--- Dataset ---
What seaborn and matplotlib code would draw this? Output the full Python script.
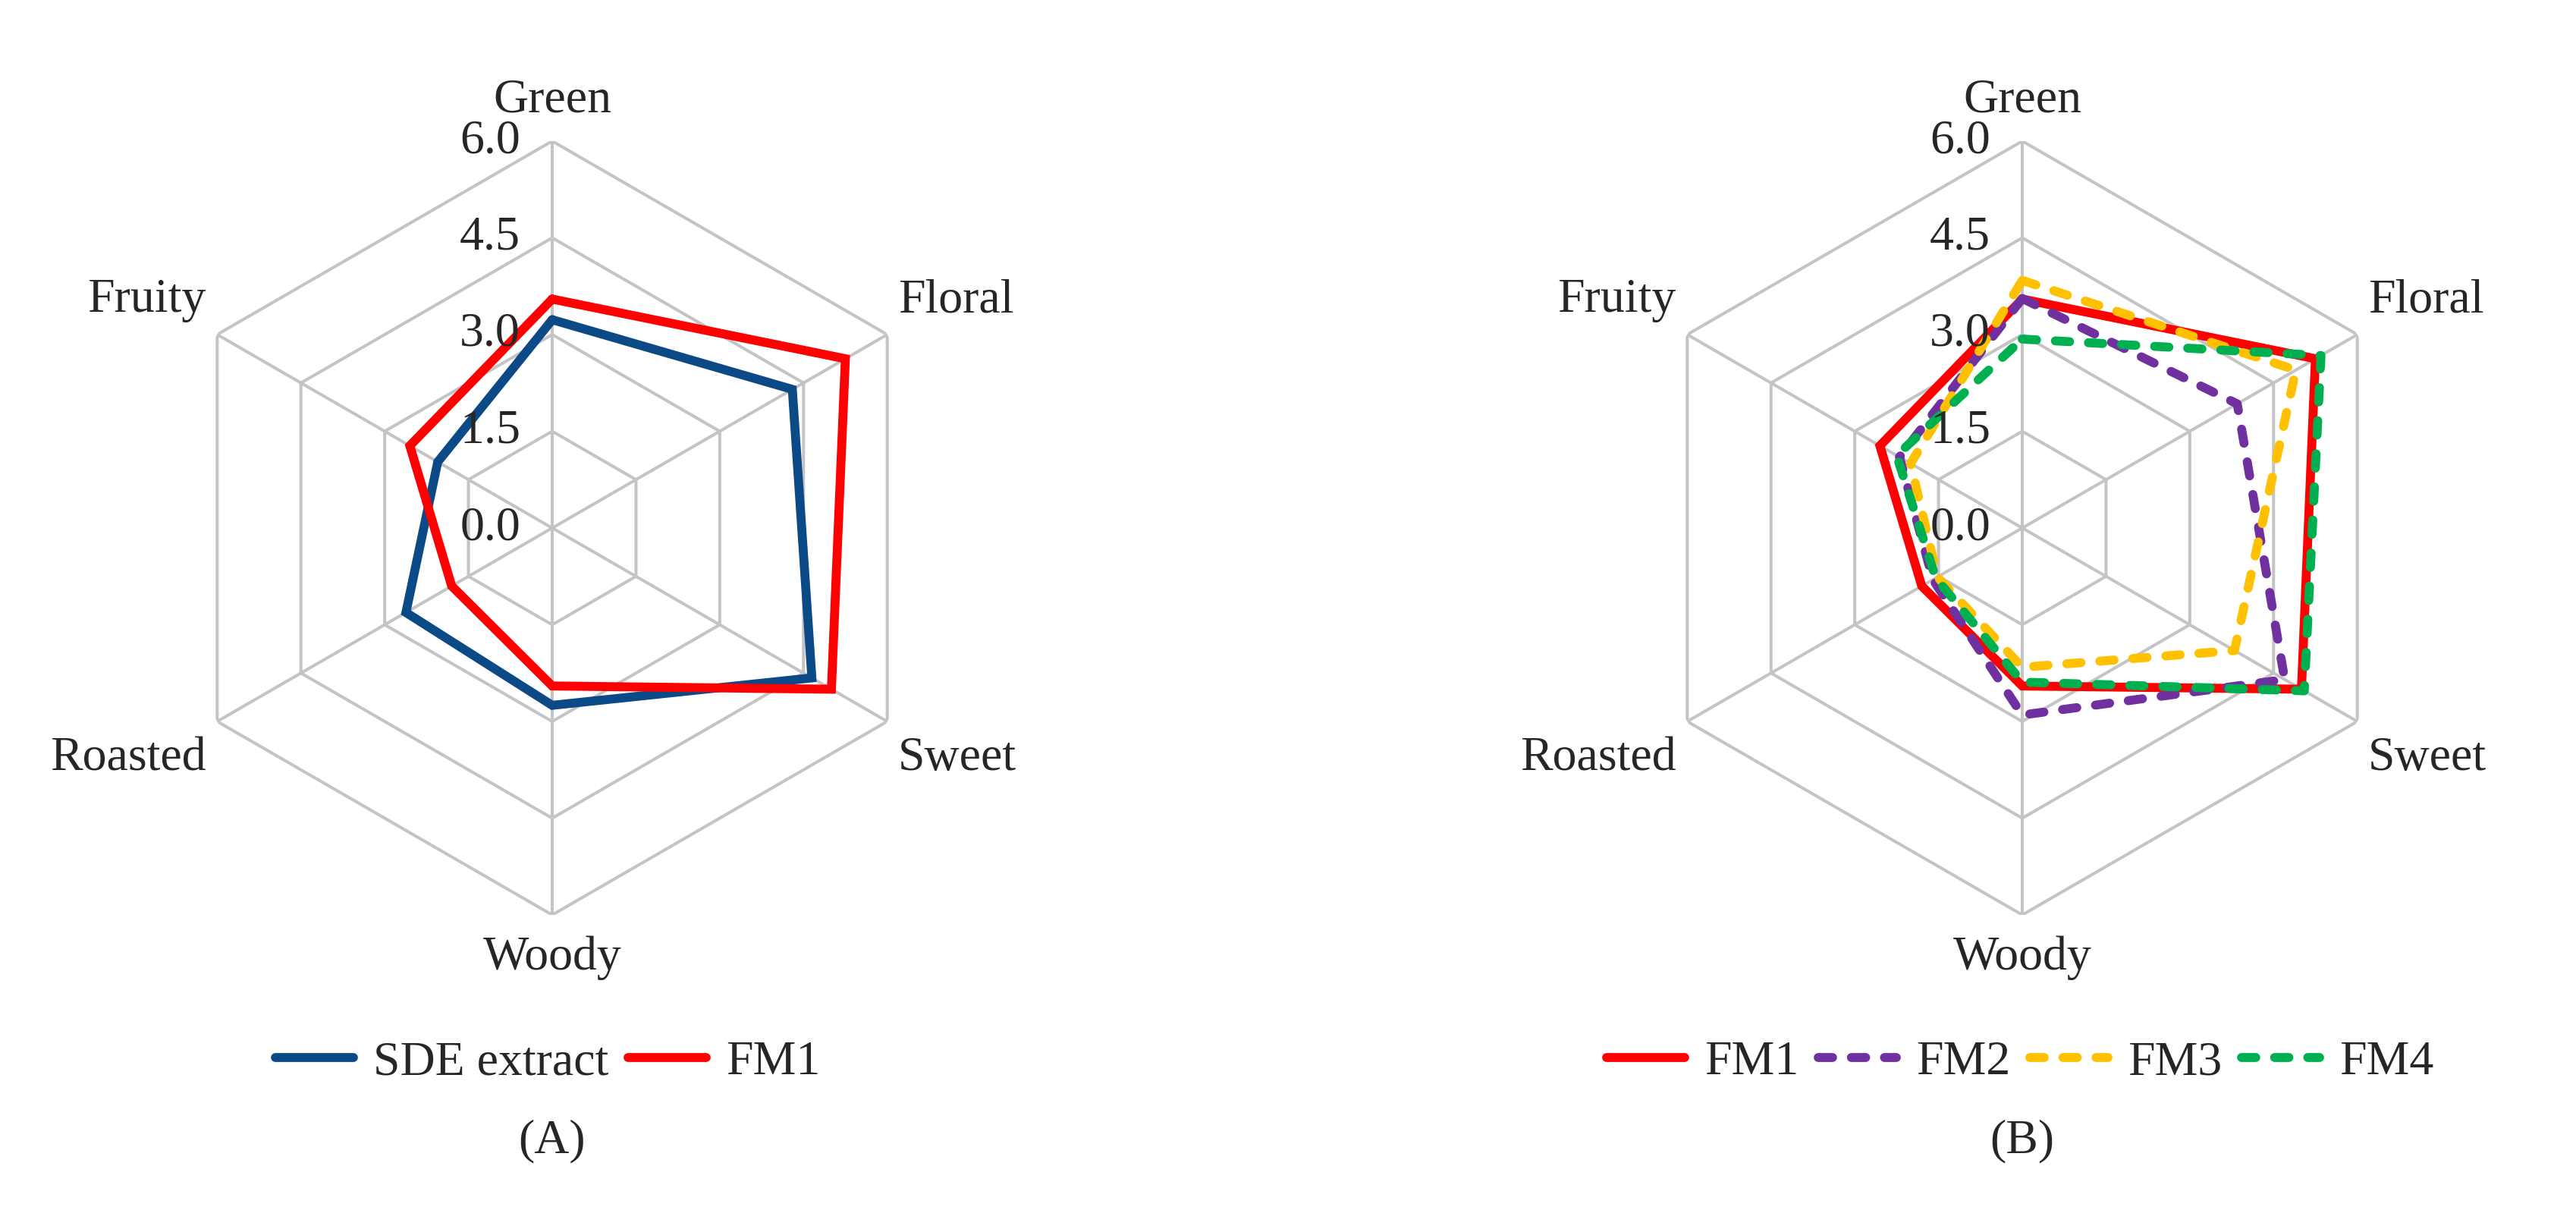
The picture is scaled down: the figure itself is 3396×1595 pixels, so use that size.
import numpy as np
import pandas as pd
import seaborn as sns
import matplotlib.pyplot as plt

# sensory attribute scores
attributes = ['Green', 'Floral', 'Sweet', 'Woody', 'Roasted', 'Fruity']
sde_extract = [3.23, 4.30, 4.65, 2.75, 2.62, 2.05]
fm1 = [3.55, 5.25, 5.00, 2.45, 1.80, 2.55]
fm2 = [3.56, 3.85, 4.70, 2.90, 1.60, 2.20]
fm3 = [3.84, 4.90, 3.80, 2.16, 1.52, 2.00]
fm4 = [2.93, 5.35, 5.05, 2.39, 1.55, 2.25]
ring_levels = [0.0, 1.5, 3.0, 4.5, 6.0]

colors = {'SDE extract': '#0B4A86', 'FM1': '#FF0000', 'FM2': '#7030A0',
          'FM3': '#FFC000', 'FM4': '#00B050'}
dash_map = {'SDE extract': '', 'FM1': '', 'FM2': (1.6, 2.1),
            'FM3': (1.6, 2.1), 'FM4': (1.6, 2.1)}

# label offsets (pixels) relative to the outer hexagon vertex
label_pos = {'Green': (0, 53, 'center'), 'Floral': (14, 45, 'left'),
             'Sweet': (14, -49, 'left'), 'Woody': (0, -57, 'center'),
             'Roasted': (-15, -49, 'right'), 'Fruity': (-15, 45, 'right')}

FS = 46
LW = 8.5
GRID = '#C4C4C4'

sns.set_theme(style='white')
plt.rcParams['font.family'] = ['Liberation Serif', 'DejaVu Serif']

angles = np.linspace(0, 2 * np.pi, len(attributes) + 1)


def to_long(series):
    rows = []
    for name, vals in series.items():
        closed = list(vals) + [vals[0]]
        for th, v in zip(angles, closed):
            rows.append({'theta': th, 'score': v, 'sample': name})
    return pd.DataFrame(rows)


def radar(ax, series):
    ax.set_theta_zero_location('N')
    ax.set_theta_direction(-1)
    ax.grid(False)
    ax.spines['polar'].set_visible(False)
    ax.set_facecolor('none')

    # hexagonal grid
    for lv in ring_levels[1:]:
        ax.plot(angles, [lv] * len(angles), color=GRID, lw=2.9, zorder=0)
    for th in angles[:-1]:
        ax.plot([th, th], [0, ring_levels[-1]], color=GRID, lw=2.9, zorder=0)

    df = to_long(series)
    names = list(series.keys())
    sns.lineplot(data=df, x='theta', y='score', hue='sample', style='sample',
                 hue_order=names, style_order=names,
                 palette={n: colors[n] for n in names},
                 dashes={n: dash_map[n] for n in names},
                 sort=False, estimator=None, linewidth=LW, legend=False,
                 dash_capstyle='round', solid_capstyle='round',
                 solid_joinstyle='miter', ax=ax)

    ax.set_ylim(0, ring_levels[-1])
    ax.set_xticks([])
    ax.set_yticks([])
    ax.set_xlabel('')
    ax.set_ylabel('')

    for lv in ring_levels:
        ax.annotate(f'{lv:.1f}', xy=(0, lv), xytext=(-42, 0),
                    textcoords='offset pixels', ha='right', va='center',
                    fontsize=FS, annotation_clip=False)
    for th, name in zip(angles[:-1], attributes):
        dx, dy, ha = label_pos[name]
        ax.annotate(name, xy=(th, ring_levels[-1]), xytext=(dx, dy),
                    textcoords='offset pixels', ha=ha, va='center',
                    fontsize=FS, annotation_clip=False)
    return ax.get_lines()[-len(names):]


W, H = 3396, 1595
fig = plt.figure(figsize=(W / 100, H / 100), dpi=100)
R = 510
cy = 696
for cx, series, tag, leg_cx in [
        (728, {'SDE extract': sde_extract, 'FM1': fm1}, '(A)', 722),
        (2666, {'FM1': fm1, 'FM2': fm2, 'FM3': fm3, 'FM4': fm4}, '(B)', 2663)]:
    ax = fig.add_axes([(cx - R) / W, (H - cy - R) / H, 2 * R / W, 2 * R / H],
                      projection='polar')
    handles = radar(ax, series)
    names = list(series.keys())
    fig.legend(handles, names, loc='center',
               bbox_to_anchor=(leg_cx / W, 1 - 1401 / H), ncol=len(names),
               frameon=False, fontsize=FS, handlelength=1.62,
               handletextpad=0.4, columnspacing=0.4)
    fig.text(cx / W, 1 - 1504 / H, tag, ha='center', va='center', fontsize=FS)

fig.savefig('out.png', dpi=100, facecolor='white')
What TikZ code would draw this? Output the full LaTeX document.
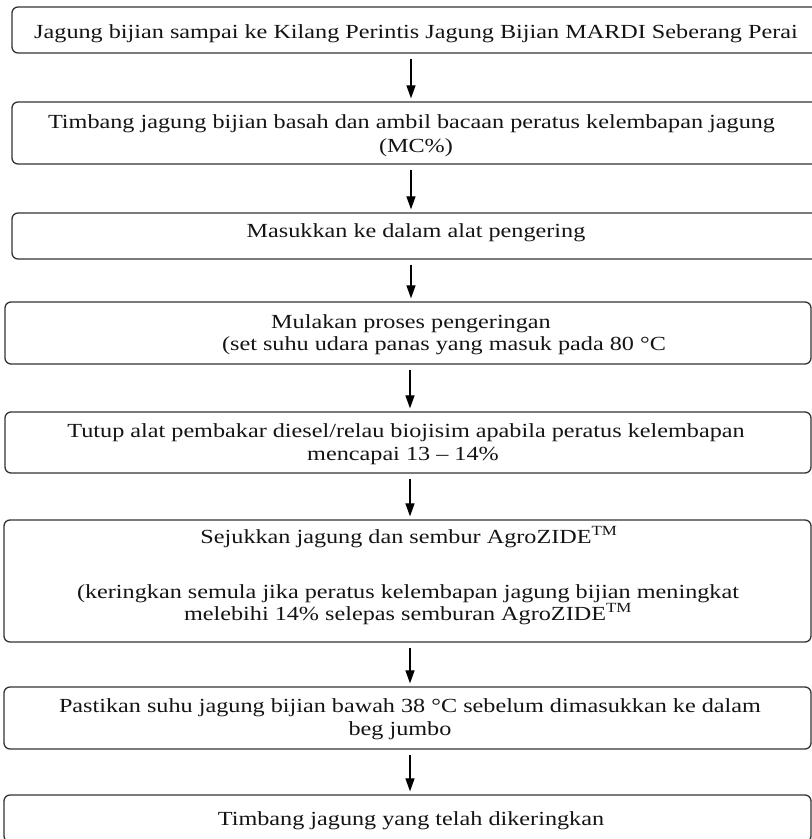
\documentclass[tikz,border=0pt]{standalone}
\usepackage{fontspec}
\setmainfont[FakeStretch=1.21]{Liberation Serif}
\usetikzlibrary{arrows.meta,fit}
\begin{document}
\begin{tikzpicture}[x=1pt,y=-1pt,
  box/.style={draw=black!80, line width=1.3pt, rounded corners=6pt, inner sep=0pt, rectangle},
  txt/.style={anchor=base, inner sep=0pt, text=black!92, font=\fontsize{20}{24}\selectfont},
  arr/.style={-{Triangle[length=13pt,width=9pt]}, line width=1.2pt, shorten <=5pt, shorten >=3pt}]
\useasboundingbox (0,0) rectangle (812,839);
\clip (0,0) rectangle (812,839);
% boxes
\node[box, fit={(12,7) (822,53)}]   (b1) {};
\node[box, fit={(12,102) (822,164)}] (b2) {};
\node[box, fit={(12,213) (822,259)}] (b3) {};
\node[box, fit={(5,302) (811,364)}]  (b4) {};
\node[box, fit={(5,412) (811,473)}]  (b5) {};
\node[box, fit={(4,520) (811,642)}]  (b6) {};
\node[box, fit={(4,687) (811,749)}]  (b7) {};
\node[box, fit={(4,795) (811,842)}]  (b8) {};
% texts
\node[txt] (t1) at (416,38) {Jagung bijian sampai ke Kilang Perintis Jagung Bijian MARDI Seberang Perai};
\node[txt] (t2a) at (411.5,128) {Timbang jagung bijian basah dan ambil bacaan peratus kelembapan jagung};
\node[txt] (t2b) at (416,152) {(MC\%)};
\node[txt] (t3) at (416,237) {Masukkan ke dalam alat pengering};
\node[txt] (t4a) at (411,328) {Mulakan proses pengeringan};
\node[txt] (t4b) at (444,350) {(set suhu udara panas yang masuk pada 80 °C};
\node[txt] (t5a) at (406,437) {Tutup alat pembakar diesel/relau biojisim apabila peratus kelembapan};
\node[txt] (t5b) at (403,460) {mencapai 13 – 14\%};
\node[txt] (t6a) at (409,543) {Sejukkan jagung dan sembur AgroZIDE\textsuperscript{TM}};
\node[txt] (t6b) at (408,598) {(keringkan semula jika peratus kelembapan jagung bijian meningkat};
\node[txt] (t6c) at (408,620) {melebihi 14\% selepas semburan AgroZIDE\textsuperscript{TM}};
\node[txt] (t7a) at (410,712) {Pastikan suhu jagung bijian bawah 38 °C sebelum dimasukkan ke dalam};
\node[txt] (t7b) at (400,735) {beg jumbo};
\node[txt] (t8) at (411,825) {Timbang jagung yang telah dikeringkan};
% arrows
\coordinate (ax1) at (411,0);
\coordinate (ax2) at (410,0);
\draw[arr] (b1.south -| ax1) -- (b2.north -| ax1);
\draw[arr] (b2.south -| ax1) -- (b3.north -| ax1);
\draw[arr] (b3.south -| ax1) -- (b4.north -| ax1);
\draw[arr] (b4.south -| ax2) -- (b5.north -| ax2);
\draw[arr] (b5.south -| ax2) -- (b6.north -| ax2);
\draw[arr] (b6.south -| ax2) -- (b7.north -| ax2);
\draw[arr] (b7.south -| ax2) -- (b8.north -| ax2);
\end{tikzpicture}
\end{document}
---
Problem details. Locate the lines above that contain "this" and copy them.

Task response.
What seaborn and matplotlib code would draw this? Output the full Python script.
What TikZ code would draw this? Output the full LaTeX document.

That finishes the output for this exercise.